Aka Thaumetopoea processionea AKA Oak processionary moth AKA Eichen-Prozessionsspinner AKA irritating little wrigglers AKA bane of last summer

Despite lock down, restricting movement (these pesky crawlers con't care one jot), ramblers might end up in the woods, or even unknowingly neighboring a nest.

Some quick info:

Common name: oak processionary moth

Scientific nameThaumetopoea processionea

What does it affect?: oak species (species in the genus Quercus)

Origin: Central Europe

After 2019's rather panicked taping off of trees, just what is the oak processionary moth?

The oak processionary moth is a species of moth with caterpillars that nest on oak trees (clue is in the name). The caterpillars are covered in small hairs which can cause health risks in humans (they are rather painful and can cause serious allergic reaction).

To minimise health risks:

  • Do not touch or approach oak processionary moth caterpillars or their nests. It's not that they get territorial, but rather the hairs are very fine and carry easy on the wind. Plus there's absolutely loads of them.

  • Do not let children or animals touch or approach the caterpillars or nests, per above reasons.

  • Do not try and remove the caterpillars or nest yourself, per the obvious risks and above reasons.


© Unsplash

What exactly do they do to the tree?

Although there is just the one generation of oak processionary moth per year they do a heck of a lot of damage for such small critters.

The caterpillars hatch in spring and go through several instars (developmental stages), eventually developing the irritating hairs. The caterpillars descend lower down the tree as they develop, stripping the tree of its leaves as they go, leaving it vulnerable and weakened.


In summer, the wrigglers retreat into nests and pupate, with the adult moths emerging in late summer.
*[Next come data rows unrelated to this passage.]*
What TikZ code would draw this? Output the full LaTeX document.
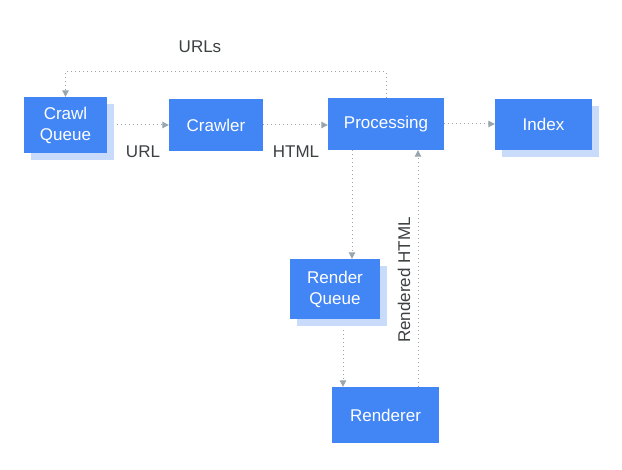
\documentclass[tikz,border=0pt]{standalone}
\usepackage{fontspec}
\setmainfont{Liberation Sans}
\usetikzlibrary{arrows.meta,shadows}
\definecolor{gblue}{HTML}{4285F4}
\definecolor{gshadow}{HTML}{C9DBFB}
\definecolor{garrow}{HTML}{9AA6AE}
\definecolor{gtext}{HTML}{3C4043}
\tikzset{
  box/.style={fill=gblue, draw=none, text=white, font=\fontsize{17}{21}\selectfont, align=center, inner sep=0pt},
  shadowed/.style={drop shadow={shadow xshift=7pt, shadow yshift=-7pt, fill=gshadow, opacity=1}},
  flow/.style={draw=garrow, line width=1pt, dash pattern=on 1pt off 3pt, -{Triangle[width=6.5pt,length=6.5pt]}},
  lbl/.style={text=gtext, font=\fontsize{17}{21}\selectfont, inner sep=0pt}
}
\begin{document}
\begin{tikzpicture}[x=1pt,y=-1pt]
\useasboundingbox[fill=white] (0,0) rectangle (622,470);
\node[box, shadowed, minimum width=83pt, minimum height=56pt] (cq) at (65.5,125) {Crawl\\Queue};
\node[box, minimum width=94pt, minimum height=52pt] (cr) at (216,125) {Crawler};
\node[box, minimum width=116pt, minimum height=52pt] (pr) at (386,124) {Processing};
\node[box, shadowed, minimum width=97pt, minimum height=51pt] (ix) at (543.5,124.5) {Index};
\node[box, shadowed, minimum width=90pt, minimum height=60pt] (rq) at (335,289) {Render\\Queue};
\node[box, minimum width=107pt, minimum height=56pt] (rd) at (385.5,415) {Renderer};

\draw[flow] ([xshift=10pt]cq.east) -- (cr.west);
\draw[flow] (cr.east) -- (pr.west |- cr.east);
\draw[flow] (pr.east) -- (ix.west |- pr.east);
\draw[flow] (pr.north) -- ++(0,-26) coordinate (turn) -| (cq.north);
\draw[flow] ([xshift=-34pt]pr.south) -- ([xshift=17pt]rq.north);
\draw[flow] ([xshift=8pt,yshift=-11pt]rq.south) -- ([xshift=-42.5pt]rd.north);
\draw[flow] ([xshift=32.5pt]rd.north) -- ([xshift=32pt]pr.south);

\node[lbl] (lurls) at (200,47) {URLs};
\node[lbl] (lurl) at (143,152) {URL};
\node[lbl] (lhtml) at (296,152) {HTML};
\node[lbl, rotate=90] (lrh) at (404,280) {Rendered HTML};
\end{tikzpicture}
\end{document}
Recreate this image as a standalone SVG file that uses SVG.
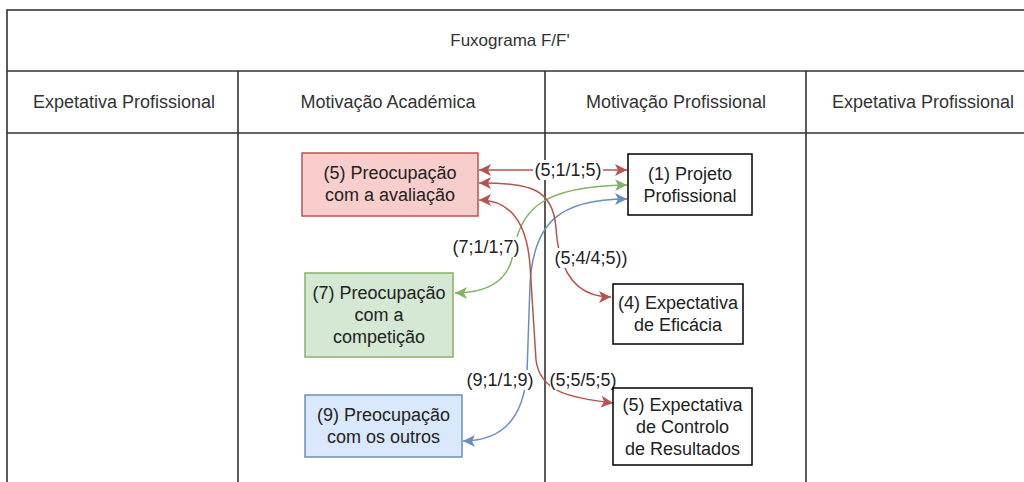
<svg xmlns="http://www.w3.org/2000/svg" width="1024" height="482" viewBox="0 0 1024 482">
<style>
text { font-family: "Liberation Sans", Arial, sans-serif; font-size: 18px; fill: #222; text-anchor: middle; dominant-baseline: central; }
.hdr { fill: #333; }
.title { font-size: 17px; }
.grid { stroke: #333; stroke-width: 1.6; fill: none; }
.node { stroke: #000; stroke-width: 1.5; }
.plain { fill: #fff; }
.red { fill: #f8cecc; stroke: #b85450; }
.green { fill: #d5e8d4; stroke: #82b366; }
.blue { fill: #dae8fc; stroke: #6c8ebf; }
.e { fill: none; stroke-width: 1.5; }
.er { stroke: #b85450; marker-start: url(#mr); marker-end: url(#mr); }
.eg { stroke: #82b366; marker-start: url(#mg); marker-end: url(#mg); }
.eb { stroke: #6c8ebf; marker-start: url(#mb); marker-end: url(#mb); }
.lbg { fill: #fff; stroke: none; }
</style>
<defs>
<marker id="mr" viewBox="0 0 10 10" refX="10" refY="5" markerWidth="12" markerHeight="12" markerUnits="userSpaceOnUse" orient="auto-start-reverse"><path d="M0,0 L10,5 L0,10 L2.5,5 Z" fill="#b85450"/></marker>
<marker id="mg" viewBox="0 0 10 10" refX="10" refY="5" markerWidth="12" markerHeight="12" markerUnits="userSpaceOnUse" orient="auto-start-reverse"><path d="M0,0 L10,5 L0,10 L2.5,5 Z" fill="#82b366"/></marker>
<marker id="mb" viewBox="0 0 10 10" refX="10" refY="5" markerWidth="12" markerHeight="12" markerUnits="userSpaceOnUse" orient="auto-start-reverse"><path d="M0,0 L10,5 L0,10 L2.5,5 Z" fill="#6c8ebf"/></marker>
</defs>
<rect width="1024" height="482" fill="#fff"/>
<g id="table">
<rect class="grid" x="7" y="10" width="1060" height="520"/>
<line class="grid" x1="7" y1="71" x2="1024" y2="71"/>
<line class="grid" x1="7" y1="133" x2="1024" y2="133"/>
<line class="grid" x1="238" y1="71" x2="238" y2="482"/>
<line class="grid" x1="545" y1="71" x2="545" y2="482"/>
<line class="grid" x1="806" y1="71" x2="806" y2="482"/>
<text class="hdr title" x="510" y="40">Fuxograma F/F'</text>
<text class="hdr" x="124" y="102">Expetativa Profissional</text>
<text class="hdr" x="388" y="102">Motivação Académica</text>
<text class="hdr" x="676" y="102">Motivação Profissional</text>
<text class="hdr" x="923" y="102">Expetativa Profissional</text>
</g>
<g id="connectors">
<path class="e er" d="M479,170 L627,170"/>
<path class="e eg" d="M455,293 C490,293 508,280 513,255 C520,210 540,186 627,185"/>
<path class="e eb" d="M463,441 C505,441 524,415 527,372 L530,285 C533,222 560,199 627,199"/>
<path class="e er" d="M479,183 C530,183 553,188 556,228 C559,275 578,297 611,297"/>
<path class="e er" d="M479,200 C512,200 527,225 530,265 L536,360 C540,392 570,398 613,403"/>
<rect class="lbg" x="533" y="160" width="70" height="20"/>
<text x="568" y="170">(5;1/1;5)</text>
<rect class="lbg" x="452" y="237" width="68" height="20"/>
<text x="486" y="247">(7;1/1;7)</text>
<rect class="lbg" x="554" y="248" width="75" height="20"/>
<text x="591" y="258">(5;4/4;5))</text>
<rect class="lbg" x="467" y="370" width="66" height="20"/>
<text x="500" y="380">(9;1/1;9)</text>
<rect class="lbg" x="550" y="370" width="66" height="20"/>
<text x="583" y="380">(5;5/5;5)</text>
</g>
<g id="n-preoc-avaliacao">
<rect class="node red" x="302" y="153" width="176" height="63"/>
<text x="390" y="173">(5) Preocupação</text>
<text x="390" y="195">com a avaliação</text>
</g>
<g id="n-projeto">
<rect class="node plain" x="628" y="154" width="124" height="61"/>
<text x="690" y="174">(1) Projeto</text>
<text x="690" y="196">Profissional</text>
</g>
<g id="n-preoc-competicao">
<rect class="node green" x="305" y="273" width="148" height="84"/>
<text x="379" y="293">(7) Preocupação</text>
<text x="379" y="315">com a</text>
<text x="379" y="337">competição</text>
</g>
<g id="n-eficacia">
<rect class="node plain" x="613" y="284" width="130" height="60"/>
<text x="678" y="303">(4) Expectativa</text>
<text x="678" y="325">de Eficácia</text>
</g>
<g id="n-preoc-outros">
<rect class="node blue" x="305" y="395" width="157" height="62"/>
<text x="383.5" y="415">(9) Preocupação</text>
<text x="383.5" y="437">com os outros</text>
</g>
<g id="n-controlo">
<rect class="node plain" x="613" y="388" width="139" height="77"/>
<text x="682.5" y="405">(5) Expectativa</text>
<text x="682.5" y="427">de Controlo</text>
<text x="682.5" y="449">de Resultados</text>
</g>
</svg>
The moths hang about for only four days in order to mate before popping off the mortal coil. The female lays her fertilised eggs high in the tree canopy and the cycle begins again.

What does oak processionary moth damage look like?

The oak processionary moth feeds and lives almost exclusively on oak trees.

An infested tree will display symptoms which include:

  • Caterpillars in procession on the trunk nose-to-tail in late spring and early summer. The procession is sometimes arrow-shaped with one leader and rows of caterpillars following.

  • Nests on trunks and larger branches of oak trees. They are made of distinctive white silken webbing that fades to a light brown colour.

  • Dislodged nests on the ground near oak trees.